WHAT TO PRODUCE: Quote the listing below in its entirety, omitting every image.
[start of STORED DATA]
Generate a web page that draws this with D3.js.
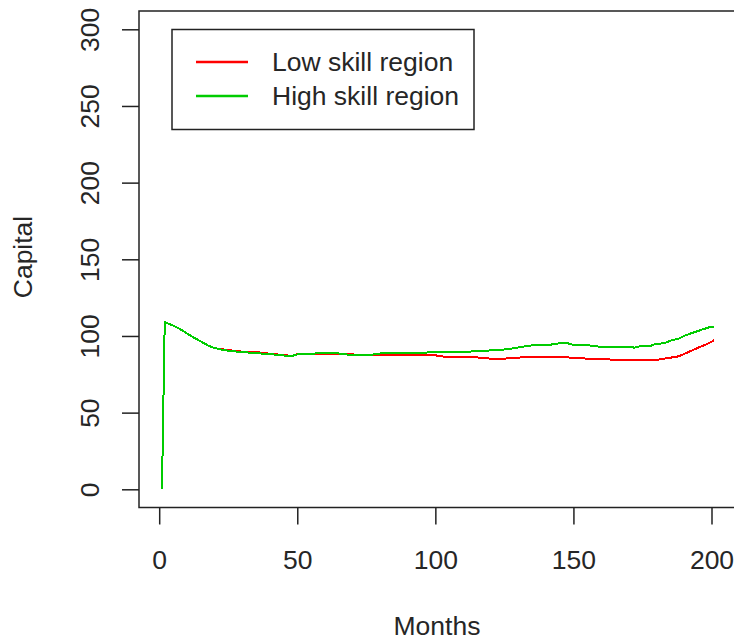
<!DOCTYPE html>
<html>
<head>
<meta charset="utf-8">
<script src="https://cdn.jsdelivr.net/npm/d3@7"></script>
<style>
  body { margin: 0; background: #fff; }
  text { font-family: "Liberation Sans", Arial, Helvetica, sans-serif; fill: #262626; }
</style>
</head>
<body>
<div id="chart"></div>
<script>
const SVG_WIDTH = 734;
const SVG_HEIGHT = 640;
const BOX = { left: 139, right: 737, top: 11, bottom: 507.5 };

const SERIES_NAMES = ["Low skill region", "High skill region"];
const SERIES_COLORS = ["#ff0000", "#00cc00"];
const X_TICKS = [0, 50, 100, 150, 200];
const Y_TICKS = [0, 50, 100, 150, 200, 250, 300];

const months = [1, 2, 4, 6, 8, 10, 12, 14, 16, 18, 20, 22, 25, 30, 35, 40, 45, 48, 50, 55,
  60, 65, 70, 75, 80, 85, 90, 95, 100, 102, 105, 110, 115, 120, 125, 128, 131, 135, 140, 145,
  148, 150, 155, 158, 160, 165, 170, 172, 175, 178, 180, 183, 185, 188, 190, 193, 196, 199, 201];

const lowSkill = [0, 109, 107.5, 106, 104, 101.7, 99.5, 97.5, 95.5, 93.5, 92.2, 91.5, 90.8, 89.8, 89.5, 88.4, 87.6, 87, 88.2, 88.4,
  88.5, 88.4, 88, 87.3, 87.3, 87.3, 87.3, 87.4, 87.4, 86.7, 86.3, 86.2, 86, 85.2, 85.2, 85.6, 86, 86, 86, 86,
  86, 85.8, 85.2, 85.2, 85.2, 84.3, 84.3, 84.3, 84.3, 84.3, 84.3, 85.3, 85.8, 86.7, 88.2, 90.6, 93, 95.2, 97.3];

const highSkill = [0, 109, 107.5, 106, 104, 101.7, 99.5, 97.5, 95.5, 93.5, 92.2, 91.3, 90.4, 89.5, 88.8, 88.2, 87.3, 86.9, 88, 88.4,
  89, 88.6, 87.5, 87.3, 88.6, 88.6, 88.6, 89, 89.5, 89.7, 89.7, 89.7, 90, 90.6, 91.2, 91.9, 92.8, 93.9, 93.9, 95.2,
  95.2, 94.1, 94.1, 93.2, 93, 93, 93, 92.4, 93.6, 93.6, 94.9, 95.2, 96.9, 98.2, 100, 102, 103.8, 105.6, 106];

const FONT_SIZE = 26.5;

const svg = d3.select("#chart")
  .append("svg")
  .attr("width", SVG_WIDTH)
  .attr("height", SVG_HEIGHT);

const xScale = d3.scaleLinear()
  .domain([0, 200])
  .range([159.2, 711.5]);

const yScale = d3.scaleLinear()
  .domain([0, 300])
  .range([489.3, 29.3]);

// plot box
svg.append("rect")
  .attr("x", BOX.left)
  .attr("y", BOX.top)
  .attr("width", BOX.right - BOX.left)
  .attr("height", BOX.bottom - BOX.top)
  .attr("fill", "none")
  .attr("stroke", "#222")
  .attr("stroke-width", 1.5);

const xAxis = svg.append("g")
  .attr("transform", `translate(0,${BOX.bottom})`)
  .call(d3.axisBottom(xScale).tickValues(X_TICKS).tickSize(17).tickSizeOuter(0));
xAxis.select(".domain").remove();
xAxis.selectAll(".tick line").attr("stroke", "#222").attr("stroke-width", 1.5);
xAxis.selectAll(".tick text")
  .attr("y", 52.5)
  .attr("dy", "0.35em")
  .style("font-size", FONT_SIZE + "px")
  .style("font-family", null);

const yAxis = svg.append("g")
  .attr("transform", `translate(${BOX.left},0)`)
  .call(d3.axisLeft(yScale).tickValues(Y_TICKS).tickSize(17).tickSizeOuter(0));
yAxis.select(".domain").remove();
yAxis.selectAll(".tick line").attr("stroke", "#222").attr("stroke-width", 1.5);
yAxis.selectAll(".tick text")
  .attr("x", null)
  .attr("dy", null)
  .attr("transform", "translate(-49,0) rotate(-90)")
  .attr("text-anchor", "middle")
  .attr("dominant-baseline", "central")
  .style("font-size", FONT_SIZE + "px")
  .style("font-family", null);

// axis titles
svg.append("text")
  .attr("x", 437)
  .attr("y", 635)
  .attr("text-anchor", "middle")
  .style("font-size", FONT_SIZE + "px")
  .text("Months");

svg.append("text")
  .attr("transform", "translate(23,257) rotate(-90)")
  .attr("text-anchor", "middle")
  .attr("dominant-baseline", "central")
  .style("font-size", FONT_SIZE + "px")
  .text("Capital");

// series, drawn aliased like the original bitmap
const line = d3.line()
  .x((d, i) => xScale(months[i]))
  .y(d => yScale(d));

[lowSkill, highSkill].forEach((values, i) => {
  svg.append("path")
    .datum(values)
    .attr("d", line)
    .attr("fill", "none")
    .attr("stroke", SERIES_COLORS[i])
    .attr("stroke-width", 2)
    .attr("shape-rendering", "crispEdges");
});

// legend
const legend = svg.append("g");
legend.append("rect")
  .attr("x", 172)
  .attr("y", 29.5)
  .attr("width", 302)
  .attr("height", 100)
  .attr("fill", "#fff")
  .attr("stroke", "#222")
  .attr("stroke-width", 1.5);

SERIES_NAMES.forEach((name, i) => {
  const y = 62 + i * 34;
  legend.append("line")
    .attr("x1", 196)
    .attr("x2", 248)
    .attr("y1", y)
    .attr("y2", y)
    .attr("stroke", SERIES_COLORS[i])
    .attr("stroke-width", 2.5);
  legend.append("text")
    .attr("x", 272)
    .attr("y", y)
    .attr("dominant-baseline", "central")
    .style("font-size", FONT_SIZE + "px")
    .text(name);
});
</script>
</body>
</html>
[end of STORED DATA]
TASK RESPONSE:
Generate a web page that draws this with D3.js.
<!DOCTYPE html>
<html>
<head>
<meta charset="utf-8">
<script src="https://cdn.jsdelivr.net/npm/d3@7"></script>
<style>
  body { margin: 0; background: #fff; }
  text { font-family: "Liberation Sans", Arial, Helvetica, sans-serif; fill: #262626; }
</style>
</head>
<body>
<div id="chart"></div>
<script>
const SVG_WIDTH = 734;
const SVG_HEIGHT = 640;
const BOX = { left: 139, right: 737, top: 11, bottom: 507.5 };

const SERIES_NAMES = ["Low skill region", "High skill region"];
const SERIES_COLORS = ["#ff0000", "#00cc00"];
const X_TICKS = [0, 50, 100, 150, 200];
const Y_TICKS = [0, 50, 100, 150, 200, 250, 300];

const months = [1, 2, 4, 6, 8, 10, 12, 14, 16, 18, 20, 22, 25, 30, 35, 40, 45, 48, 50, 55,
  60, 65, 70, 75, 80, 85, 90, 95, 100, 102, 105, 110, 115, 120, 125, 128, 131, 135, 140, 145,
  148, 150, 155, 158, 160, 165, 170, 172, 175, 178, 180, 183, 185, 188, 190, 193, 196, 199, 201];

const lowSkill = [0, 109, 107.5, 106, 104, 101.7, 99.5, 97.5, 95.5, 93.5, 92.2, 91.5, 90.8, 89.8, 89.5, 88.4, 87.6, 87, 88.2, 88.4,
  88.5, 88.4, 88, 87.3, 87.3, 87.3, 87.3, 87.4, 87.4, 86.7, 86.3, 86.2, 86, 85.2, 85.2, 85.6, 86, 86, 86, 86,
  86, 85.8, 85.2, 85.2, 85.2, 84.3, 84.3, 84.3, 84.3, 84.3, 84.3, 85.3, 85.8, 86.7, 88.2, 90.6, 93, 95.2, 97.3];

const highSkill = [0, 109, 107.5, 106, 104, 101.7, 99.5, 97.5, 95.5, 93.5, 92.2, 91.3, 90.4, 89.5, 88.8, 88.2, 87.3, 86.9, 88, 88.4,
  89, 88.6, 87.5, 87.3, 88.6, 88.6, 88.6, 89, 89.5, 89.7, 89.7, 89.7, 90, 90.6, 91.2, 91.9, 92.8, 93.9, 93.9, 95.2,
  95.2, 94.1, 94.1, 93.2, 93, 93, 93, 92.4, 93.6, 93.6, 94.9, 95.2, 96.9, 98.2, 100, 102, 103.8, 105.6, 106];

const FONT_SIZE = 26.5;

const svg = d3.select("#chart")
  .append("svg")
  .attr("width", SVG_WIDTH)
  .attr("height", SVG_HEIGHT);

const xScale = d3.scaleLinear()
  .domain([0, 200])
  .range([159.2, 711.5]);

const yScale = d3.scaleLinear()
  .domain([0, 300])
  .range([489.3, 29.3]);

// plot box
svg.append("rect")
  .attr("x", BOX.left)
  .attr("y", BOX.top)
  .attr("width", BOX.right - BOX.left)
  .attr("height", BOX.bottom - BOX.top)
  .attr("fill", "none")
  .attr("stroke", "#222")
  .attr("stroke-width", 1.5);

const xAxis = svg.append("g")
  .attr("transform", `translate(0,${BOX.bottom})`)
  .call(d3.axisBottom(xScale).tickValues(X_TICKS).tickSize(17).tickSizeOuter(0));
xAxis.select(".domain").remove();
xAxis.selectAll(".tick line").attr("stroke", "#222").attr("stroke-width", 1.5);
xAxis.selectAll(".tick text")
  .attr("y", 52.5)
  .attr("dy", "0.35em")
  .style("font-size", FONT_SIZE + "px")
  .style("font-family", null);

const yAxis = svg.append("g")
  .attr("transform", `translate(${BOX.left},0)`)
  .call(d3.axisLeft(yScale).tickValues(Y_TICKS).tickSize(17).tickSizeOuter(0));
yAxis.select(".domain").remove();
yAxis.selectAll(".tick line").attr("stroke", "#222").attr("stroke-width", 1.5);
yAxis.selectAll(".tick text")
  .attr("x", null)
  .attr("dy", null)
  .attr("transform", "translate(-49,0) rotate(-90)")
  .attr("text-anchor", "middle")
  .attr("dominant-baseline", "central")
  .style("font-size", FONT_SIZE + "px")
  .style("font-family", null);

// axis titles
svg.append("text")
  .attr("x", 437)
  .attr("y", 635)
  .attr("text-anchor", "middle")
  .style("font-size", FONT_SIZE + "px")
  .text("Months");

svg.append("text")
  .attr("transform", "translate(23,257) rotate(-90)")
  .attr("text-anchor", "middle")
  .attr("dominant-baseline", "central")
  .style("font-size", FONT_SIZE + "px")
  .text("Capital");

// series, drawn aliased like the original bitmap
const line = d3.line()
  .x((d, i) => xScale(months[i]))
  .y(d => yScale(d));

[lowSkill, highSkill].forEach((values, i) => {
  svg.append("path")
    .datum(values)
    .attr("d", line)
    .attr("fill", "none")
    .attr("stroke", SERIES_COLORS[i])
    .attr("stroke-width", 2)
    .attr("shape-rendering", "crispEdges");
});

// legend
const legend = svg.append("g");
legend.append("rect")
  .attr("x", 172)
  .attr("y", 29.5)
  .attr("width", 302)
  .attr("height", 100)
  .attr("fill", "#fff")
  .attr("stroke", "#222")
  .attr("stroke-width", 1.5);

SERIES_NAMES.forEach((name, i) => {
  const y = 62 + i * 34;
  legend.append("line")
    .attr("x1", 196)
    .attr("x2", 248)
    .attr("y1", y)
    .attr("y2", y)
    .attr("stroke", SERIES_COLORS[i])
    .attr("stroke-width", 2.5);
  legend.append("text")
    .attr("x", 272)
    .attr("y", y)
    .attr("dominant-baseline", "central")
    .style("font-size", FONT_SIZE + "px")
    .text(name);
});
</script>
</body>
</html>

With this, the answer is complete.